Revolution is a word that has come out of my mouth more in the past 2 years then ever before. I’m a believer in it. And although at the time I wasn’t sure what type of revolution was needed in this world – I began thinking of when my own personal revolution began. It was 2007. 2007 was a huge shifting point in my life – and it’s taken me years to realize that. 07 was the year I got engaged, quit my full time job (without a back-up plan), remodeled and moved into the house I grew up in and it was the year that ended with the loss of my sister. My only sister – Josie – at the age of 19 – from an unexpected suicide after a loosing battle with clinical depression.
That was a turning point in my life that brought me to the depths of the valleys I never knew existed. I felt things I wouldn’t wish upon anyone and I learned things I never want to repeat. But just as the night is always darkest just before the dawn – on the other side of every valley is a hilltop. After years of not only sitting in the valley, but years more of drowning in water 2 inches deep unable to stand up – I’ve finally started to see with a clearer vision of what the view from that hilltop looks like.

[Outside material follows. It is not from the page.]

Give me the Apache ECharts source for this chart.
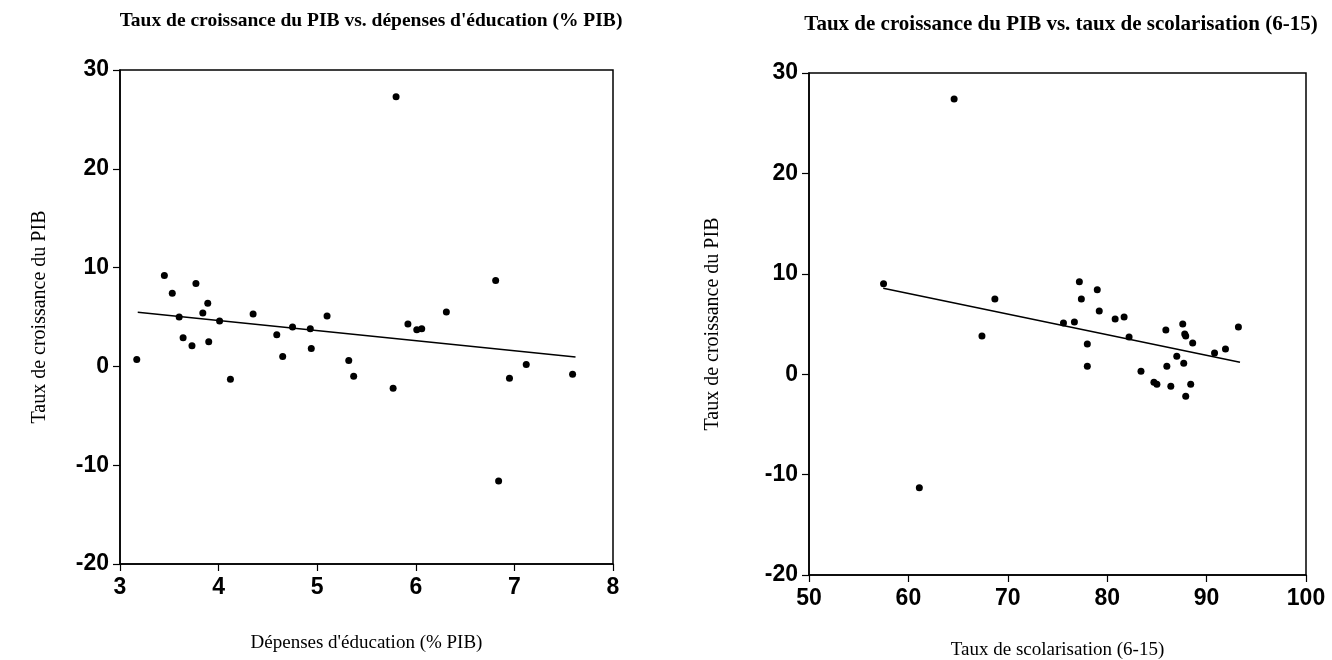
<!DOCTYPE html>
<html>
<head>
<meta charset="utf-8">
<script src="https://cdn.jsdelivr.net/npm/echarts@6/dist/echarts.min.js"></script>
<style>
    html, body { margin: 0; padding: 0; background: #fff; }
    #main { width: 1332px; height: 660px; }
</style>
</head>
<body>
<div id="main"></div>
<script>
// dépenses d'éducation (% PIB) vs croissance
var eduX = [3.17, 3.45, 3.53, 3.60, 3.64, 3.73, 3.77, 3.84, 3.89, 3.90, 4.01, 4.12, 4.35, 4.59, 4.65, 4.75,
    4.93, 4.94, 5.10, 5.32, 5.37, 5.77, 5.80, 5.92, 6.01, 6.06, 6.31, 6.81, 6.84, 6.95, 7.12, 7.59];
var eduY = [0.7, 9.2, 7.4, 5.0, 2.9, 2.1, 8.4, 5.4, 6.4, 2.5, 4.6, -1.3, 5.3, 3.2, 1.0, 4.0,
    3.8, 1.8, 5.1, 0.6, -1.0, -2.2, 27.3, 4.3, 3.7, 3.8, 5.5, 8.7, -11.6, -1.2, 0.2, -0.8];
var eduTrendX = [3.18, 7.62];
var eduTrendY = [5.48, 0.94];

// taux de scolarisation (6-15) vs croissance
var scolX = [57.5, 61.1, 64.6, 67.4, 68.7, 75.6, 76.7, 77.2, 77.4, 78.0, 78.0, 79.0, 79.2, 80.8, 81.7, 82.2,
    83.4, 84.7, 85.0, 85.9, 86.0, 86.4, 87.0, 87.6, 87.8, 87.9, 87.7, 88.6, 88.4, 87.9, 90.8, 91.9, 93.2];
var scolY = [9.0, -11.3, 27.4, 3.8, 7.5, 5.1, 5.2, 9.2, 7.5, 3.0, 0.8, 8.4, 6.3, 5.5, 5.7, 3.7,
    0.3, -0.8, -1.0, 4.4, 0.8, -1.2, 1.8, 5.0, 4.0, 3.8, 1.1, 3.1, -1.0, -2.2, 2.1, 2.5, 4.7];
var scolTrendX = [57.47, 93.36];
var scolTrendY = [8.57, 1.2];

var yTicks = [-20, 30, 10];

function pairs(xs, ys) {
    var out = [];
    for (var i = 0; i < xs.length; i++) {
        out.push([xs[i], ys[i]]);
    }
    return out;
}

var serif = '"Liberation Serif", "Times New Roman", serif';
var sans = '"Liberation Sans", Arial, sans-serif';

function xAxisOf(idx, min, max, step) {
    return {
        type: 'value', gridIndex: idx, min: min, max: max, interval: step,
        name: idx === 0 ? "Dépenses d'éducation (% PIB)" : 'Taux de scolarisation (6-15)',
        nameLocation: 'middle', nameGap: idx === 0 ? 70 : 66,
        nameTextStyle: { fontFamily: serif, fontSize: 19, color: '#000' },
        axisLine: { show: true, onZero: false, lineStyle: { color: '#000', width: 1.5 } },
        axisTick: { show: true, inside: false, length: 7, lineStyle: { color: '#000', width: 1.2 } },
        axisLabel: { fontFamily: sans, fontSize: 23, fontWeight: 'bold', color: '#000', margin: 12 },
        splitLine: { show: false }
    };
}

function yAxisOf(idx) {
    return {
        type: 'value', gridIndex: idx, min: yTicks[0], max: yTicks[1], interval: yTicks[2],
        name: 'Taux de croissance du PIB',
        nameLocation: 'middle', nameGap: idx === 0 ? 70 : 86, nameRotate: 90,
        nameTextStyle: { fontFamily: serif, fontSize: 20, color: '#000' },
        axisLine: { show: true, onZero: false, lineStyle: { color: '#000', width: 1.5 } },
        axisTick: { show: true, inside: false, length: 7, lineStyle: { color: '#000', width: 1.2 } },
        axisLabel: { fontFamily: sans, fontSize: 23, fontWeight: 'bold', color: '#000', margin: 11 },
        splitLine: { show: false }
    };
}

var chart = echarts.init(document.getElementById('main'));
chart.setOption({
    backgroundColor: '#fff',
    animation: false,
    title: [{
        text: "Taux de croissance du PIB vs. dépenses d'éducation (% PIB)",
        left: 366, top: 6, textAlign: 'center',
        textStyle: { fontFamily: serif, fontSize: 19.5, fontWeight: 'bold', color: '#000' }
    }, {
        text: 'Taux de croissance du PIB vs. taux de scolarisation (6-15)',
        left: 1056, top: 9, textAlign: 'center',
        textStyle: { fontFamily: serif, fontSize: 21, fontWeight: 'bold', color: '#000' }
    }],
    grid: [
        { left: 120, top: 70, width: 493, height: 494, show: true, borderColor: '#000', borderWidth: 1.5,
            outerBoundsMode: 'none' },
        { left: 809, top: 73, width: 497, height: 502, show: true, borderColor: '#000', borderWidth: 1.5,
            outerBoundsMode: 'none' }
    ],
    xAxis: [xAxisOf(0, 3, 8, 1), xAxisOf(1, 50, 100, 10)],
    yAxis: [yAxisOf(0), yAxisOf(1)],
    series: [{
        type: 'scatter', xAxisIndex: 0, yAxisIndex: 0,
        data: pairs(eduX, eduY), symbolSize: 7,
        itemStyle: { color: '#000', opacity: 1 }
    }, {
        type: 'line', xAxisIndex: 0, yAxisIndex: 0,
        data: pairs(eduTrendX, eduTrendY), symbol: 'none',
        lineStyle: { color: '#000', width: 1.5 }
    }, {
        type: 'scatter', xAxisIndex: 1, yAxisIndex: 1,
        data: pairs(scolX, scolY), symbolSize: 7,
        itemStyle: { color: '#000', opacity: 1 }
    }, {
        type: 'line', xAxisIndex: 1, yAxisIndex: 1,
        data: pairs(scolTrendX, scolTrendY), symbol: 'none',
        lineStyle: { color: '#000', width: 1.5 }
    }]
});
</script>
</body>
</html>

Revolution.07 was my own inner tornado of life experiences – more like blows – that seemed to kick me each time I attempted to pick myself up. Have you ever felt as if you were banging your head on a wall wanting to make it stop but you couldn’t? That was me. The image I get in my head is Austin Powers trying to escape, he keeps putting it into drive, then reverse, then drive – but isn’t making any progress;)
My revolution began in 07, driven by intense and overwhelming cloud of sadness and guilt that I was unable to pull myself out of. In 2009 I took another hard blow of a very messy separation– from that point on I was anger driven. Overwhelmed by hatred and anger, I continued to spin out of control trying to find a new way to move forward, but too blind or consumed by past life experiences to know how.
The only consistent thing from 2007 to present has been my writing. This has been my safe haven and one of the few healthy coping mechanisms I used from the beginning of this shit show. I’ve been told multiple times through the years to blog but never had the confidence or the know how to actually do it. And I really didn’t think I had anything substantial to offer people on a regular basis through my writing.
There are still a lot of things about this endeavor I’m unsure of, such as what the format will look like or the topics will be – but I’m hoping you’ll stick with me and help guide me! And I hope I can help you – despite what your current situation may be – to see the light through the darkness, to know that healing is possible – from the depths of your soul. I hope you know there are people and resources out there to help get you there. To teach you that mind, body and soul are all connected and that peace within and without are possible. I know because I’ve finally been able see what the view from the top is starting to look like. And although I have plenty left ahead of me, I’m looking forward to this part of the journey. This is where my revolution has really begun – turns out it’s a healing revolution – and I hope it will help trigger yours as well. Welcome!